While I was staying with them my eyes were bad with blepharitis and the doctor sent me to the evacuee hostel at Whitstone near Bude. This was a big country house where all poorly evacuees were sent. I was there a little while and I caught impetigo from one of the others. It spread from behind my ears, over my head in the elbow crease and behind my knees. The other children were painted with gentian violet but I was just bathed and bandaged up like a mummy. At nighttime they put cricket stumps by my arms and bandaged them on so I couldn't scratch.
During the day we were allowed to run wild the only thing they did for us was to take us for very long walks. It was on these walks that I first saw wild daffodils growing in the hedges. I had a job while I was there and that was to darn all the socks and stockings and there and then I decided that I would not do that again when I grew up and I have stuck to that. I must have been at the hostel for a few months and I kept writing home and asking if I could go back there. I had had most of my hair cut off by then and had a thick crust of white scurf over my head. Eventually my father arrived one day and came to take me back to London.

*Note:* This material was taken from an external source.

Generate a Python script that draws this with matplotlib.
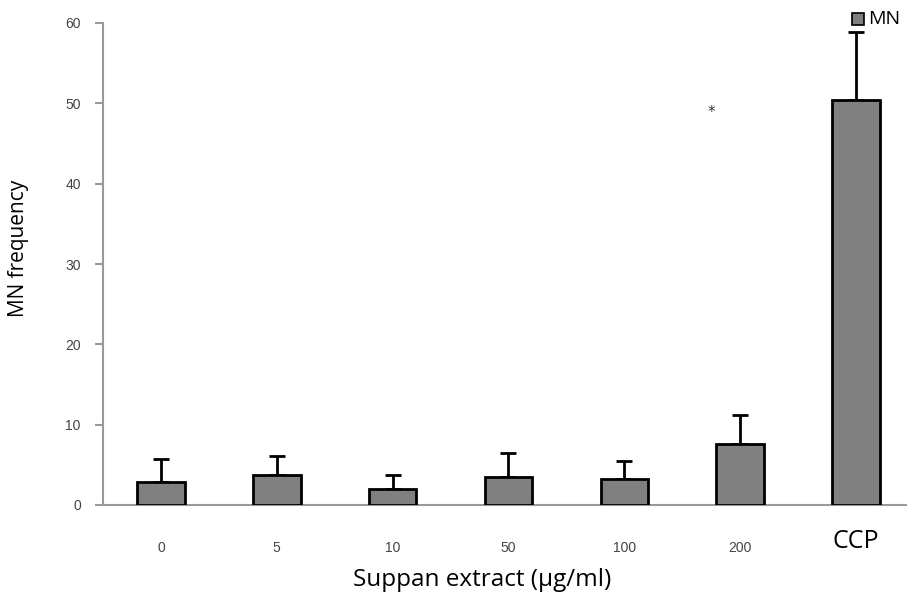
import matplotlib
matplotlib.use("Agg")
import matplotlib.pyplot as plt
from matplotlib.patches import Rectangle

categories = ["0", "5", "10", "50", "100", "200", "CCP"]
values = [2.9, 3.7, 2.0, 3.5, 3.2, 7.6, 50.4]
errors = [2.8, 2.4, 1.7, 3.0, 2.3, 3.6, 8.5]
yticks = [0, 10, 20, 30, 40, 50, 60]
star_x, star_y = 4.75, 48.8

fig = plt.figure(figsize=(9.07, 5.97), dpi=100)
ax = fig.add_axes([103/907, 92/597, 1 - 103/907, 482/597])

x = list(range(len(categories)))
ax.bar(x, values, width=0.41, color="#808080", edgecolor="black", linewidth=2, zorder=3)
ax.errorbar(x, values, yerr=[[0]*len(errors), errors], fmt="none", ecolor="black",
            elinewidth=2, capsize=6, capthick=2, zorder=2)

ax.set_xlim(-0.5, 6.44)
ax.set_ylim(0, 60)
ax.set_yticks(yticks)
ax.set_yticklabels([str(t) for t in yticks], fontsize=10, color="#444444", family="Liberation Sans")
ax.set_xticks(x)
ax.set_xticklabels(categories)
for i, lab in enumerate(ax.get_xticklabels()):
    if categories[i] == "CCP":
        lab.set_fontsize(18)
        lab.set_color("black")
        lab.set_family("Open Sans")
        lab.set_va("center")
        lab.set_y(0.0)
    else:
        lab.set_fontsize(10)
        lab.set_color("#444444")
        lab.set_family("Liberation Sans")
ax.tick_params(axis="x", length=0, pad=26)
ax.tick_params(axis="y", length=6, width=1.5, color="#999999", pad=10)

for s in ["top", "right"]:
    ax.spines[s].set_visible(False)
ax.spines["left"].set_color("#999999")
ax.spines["left"].set_linewidth(1.5)
ax.spines["bottom"].set_color("#999999")
ax.spines["bottom"].set_linewidth(1.5)

fig.text(482/907, 1 - 580/597, "Suppan extract (µg/ml)", fontsize=17.5, family="Open Sans",
         ha="center", va="center")
fig.text(19/907, 1 - 248/597, "MN frequency", fontsize=15, family="Open Sans",
         ha="center", va="center", rotation=90)

ax.text(star_x, star_y, "*", ha="center", va="center", fontsize=11, color="#333333")

# legend
fig.patches.append(Rectangle((852/907, 1 - 25/597), 12/907, 12/597, transform=fig.transFigure,
                             facecolor="#808080", edgecolor="black", linewidth=1.2))
fig.text(868/907, 1 - 19/597, "MN", fontsize=14, family="Open Sans", va="center", ha="left")

fig.savefig("out.png", dpi=100)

He had travelled overnight by train to Bude and had got a taxi out to Whitstone we grabbed as many of my clothes as we could find and the taxi took us back to Bude. We travelled all day and eventually got back to my grandmothers in Clapham.
My mother cried when she saw the state of my hair. My sister was nearly six months old by then and my younger brother was very shy with me. I felt as is the walls of the room were coming in on me, the rooms at the hostel had been so large. It took a little while to get used to being with my family again we had to wait for my eldest brother to come home from Swanley. Soon after Dad was invalided out of the Army and we were all able to get back to the Isle of Sheppey.